Christenson complains the emailed embed application is laborious. It is. But I’ve filled out online job applications that take three times longer to complete. If you can’t fill out a questionnaire from the comfort of your desk, you have no business going to war.

Then CNS, citing Christenson, reported on the alleged enormous flight costs. “The reporter must either wait to travel to Iraq [from Kuwait or Amman, Jordan] on a U.S. military flight or fly there commercially. Roundtrip airfares from the U.S. to Baghdad begin at about $2,000.” Actually there are no roundtrip flights from the U.S. to Baghdad. You can fly commercial into Kuwait and hop a military flight for free. Or you can fly commercial into Amman and go military for free or commercial for a bloody fortune. United is offering roundtrip non-stop fares from Washington, D.C to Kuwait for $1,250 and to Amman, Jordan, for only $999.

Christensen also wrote on the MRE website in September that going in to Baghdad to get credentialed “means risking your life on the ‘Highway of Death’ from the airport to the Green Zone — if you can catch that 20-minute ride from the airport into town.” Yet the armored Rhino van from the airport the International Zone, as it’s properly called, is always available and nobody aboard it has even been injured. And as I’ve noted elsewhere, the “Highway of Death” is essentially both a name and a myth perpetuated by reporters demonstrating faux bravado. Both the Washington Post and USA Today have detailed how tremendously safe it’s become since the bad old days, with the Post title speaking volumes: “Easy Sailing Along Once-Perilous Road To Baghdad Airport.”

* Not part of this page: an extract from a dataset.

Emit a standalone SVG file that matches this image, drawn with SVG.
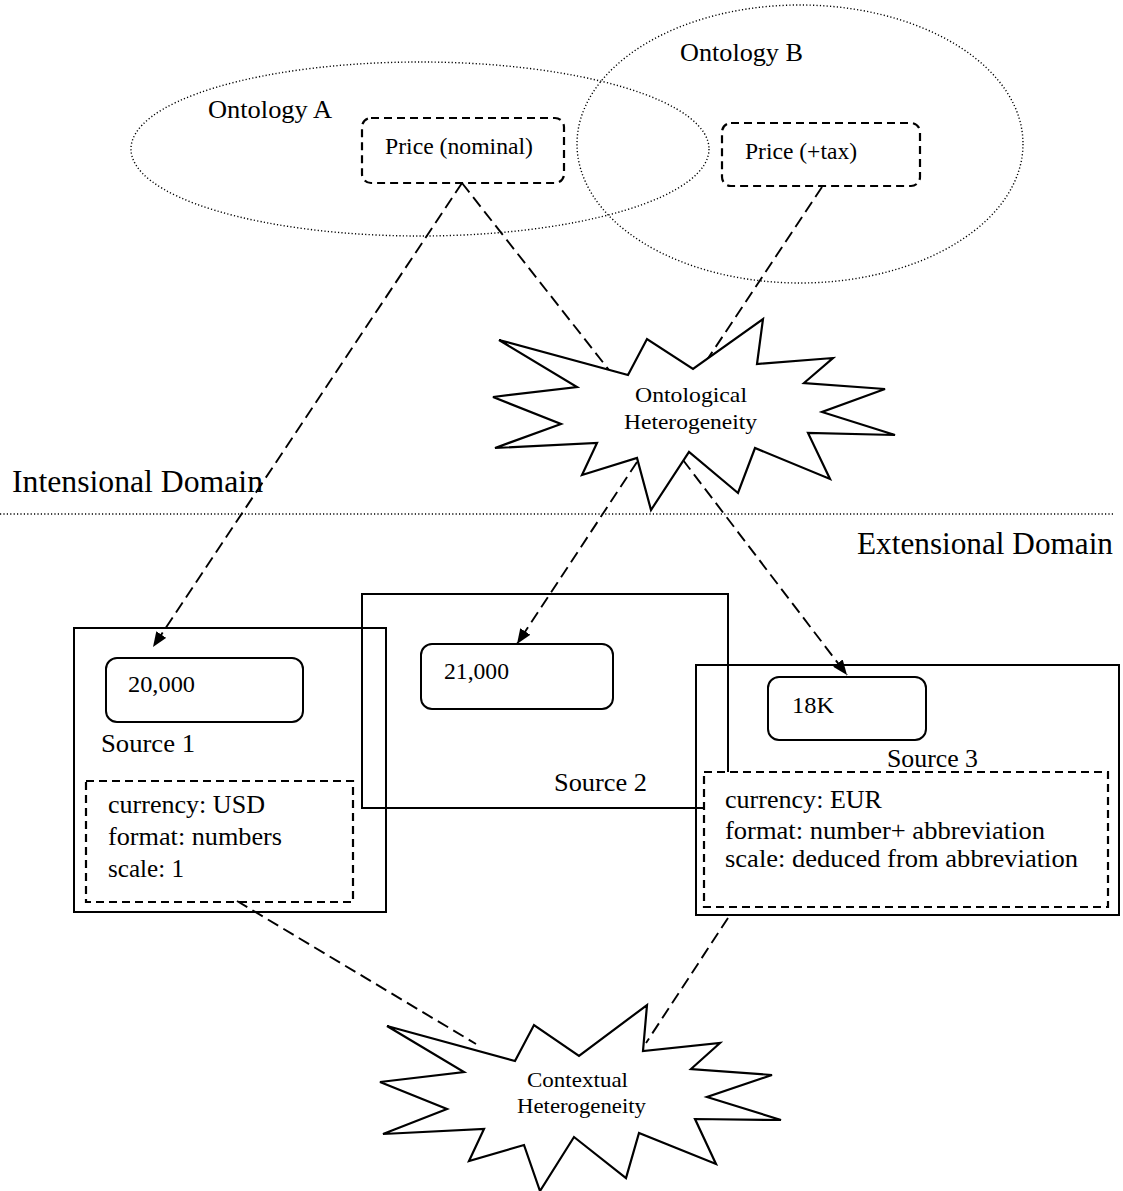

Christenson even insists that once an embed receives his press pass, “The problem with going through hell to get that card is it won’t get you into the KBR dining hall on any forward operating base in Iraq.” Wrong again. That press pass gets you into any chow hall in Iraq.

CNS also claims (not citing Christenson), “While in Iraq, a journalist usually stays in a hotel and is accompanied by hired security personnel whenever leaving the building. The arrangement can cost news organizations hundreds of dollars per day.” But that’s only true of non-embeds. Embeds get free security courtesy of Uncle Sam and free room and board. Depending on where you’re based, the food may be more delicious than what you’re used to although accommodations vary from comfy-cozy to crummy.

The problem with all this nonsense is that Christenson’s major point about the lack of and yet need for embeds is absolutely true, but nonsense like this scaring off them or their editors can only make the situation worse.

He’s right that the embed process can be streamlined, but unfortunately one way or another you have to go through Baghdad. Fixed-wing flights to Ramadi or Fallujah are probably a long way off. He’s right that there have been egregious instances of reporters being punished for writing things that are not on the (fairly reasonable) list of forbidden subjects. I had a battalion public affairs officer demand I not even blog on wounded in his unit. I simply refused. But these are exceptions that must be severely protested, not excuses to stay home.

Being embedded in a combat zone — and if you’re not going to go outside the wire and risk your butt, why bother going — is easily the most exciting, rewarding job I’ve ever had. Dangerous and uncomfortable? Sure. But I think if more MSM reporters and freelancers realized how rewarding the risk is, we’d see those embed reporter statistics start climbing again.

If you’re a journalist looking for the experience of a lifetime combined with a chance to serve the public, fill out the embed form, make your other preparations, and get on that plane and go. Or spend the rest of your days regretting that you didn’t.